In a note responding to the comments, Morningstar senior credit analyst John Likos said their timing was “a little intriguing” given ASIC’s relative silence on the topic in recent months.
The headline of his investor note read: “ASIC chairman lobs a hybrid hand grenade into the room as he closes the door!”
“It’s almost akin to sitting quietly amongst dinner guests all night but letting them know how strongly you object to their views just as you make your way out the door,” Mr Likos said.
Billions of dollars of hybrid supply has been released into the hands of retail investors under Mr Medcraft’s watch, he noted.
“We would have liked them to leverage this and be more vocal from a hybrid education perspective given the strength of their views,” Mr Likos said.
“It could be argued their product intervention powers are limited, but that shouldn’t prevent continued objective dialogue in the investment community.
“Indeed, Medcraft’s comments might be giving us insight into the intended use of new laws aimed at giving ASIC explicit product intervention powers.
“Powers giving ASIC the ability to ban hybrid securities should they be deemed of ‘significant consumer detriment’. [There are] plenty of questions already lining up for the new [ASIC] chairman.”

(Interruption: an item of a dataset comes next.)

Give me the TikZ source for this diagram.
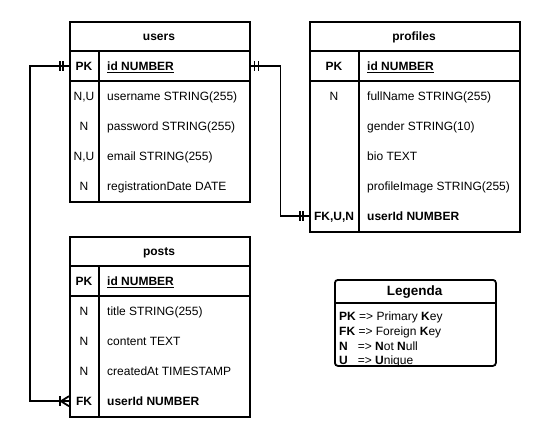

Morningstar agrees with Mr Medcraft’s comments about the lack of understanding among retail investors about hybrids, he said.
But nevertheless, the outgoing chairman’s decision to throw “such a blanket statement over [hybrids] as an entire asset class is excessive in our view”, Mr Likos said.




Medcraft and Malley…the m&m’s of the financial world.!
..and just like m&m’s,when you have too many of them you will realise they are not good for you and will make you feel sick.
Check Medcraft’s own chequered history in institutional space pre-ASIC, perhaps the answer lies in there for past sins?
Off to join his mate Alex at CPA Advice? Oops, thats right Alex is gone because he was doing an average job as well.
Anonymous – In fairness I do not think it is correct to say that Morningstar published favourable opinions on Agri-investment schemes, don’t believe they covered Agri -MIS
When share got smashed in the GFC the “experts” claimed retail investors shouldn’t own shares.No doubt safer to have all retail client’s holdings in 100% cash then. Medcraft would be happy with that. No capital losses, just a loss of value over time instead.
The Naked Chairman?
I recall conversations while with a previous group whereby some of Morningstar’s senior “experts” voiced strong opinions against Hybrids and insisted they were inappropriate for a portfolio. Though these were the same “experts” who claimed Morningstar didn’t cover/rate particular funds or stocks, let alone have positive views on them…despite the fact that they did cover them and did rate them highly. Of course that’s not even mentioning their highly regarded opinions on agri-investments from years gone by…right up until they all came tumbling down.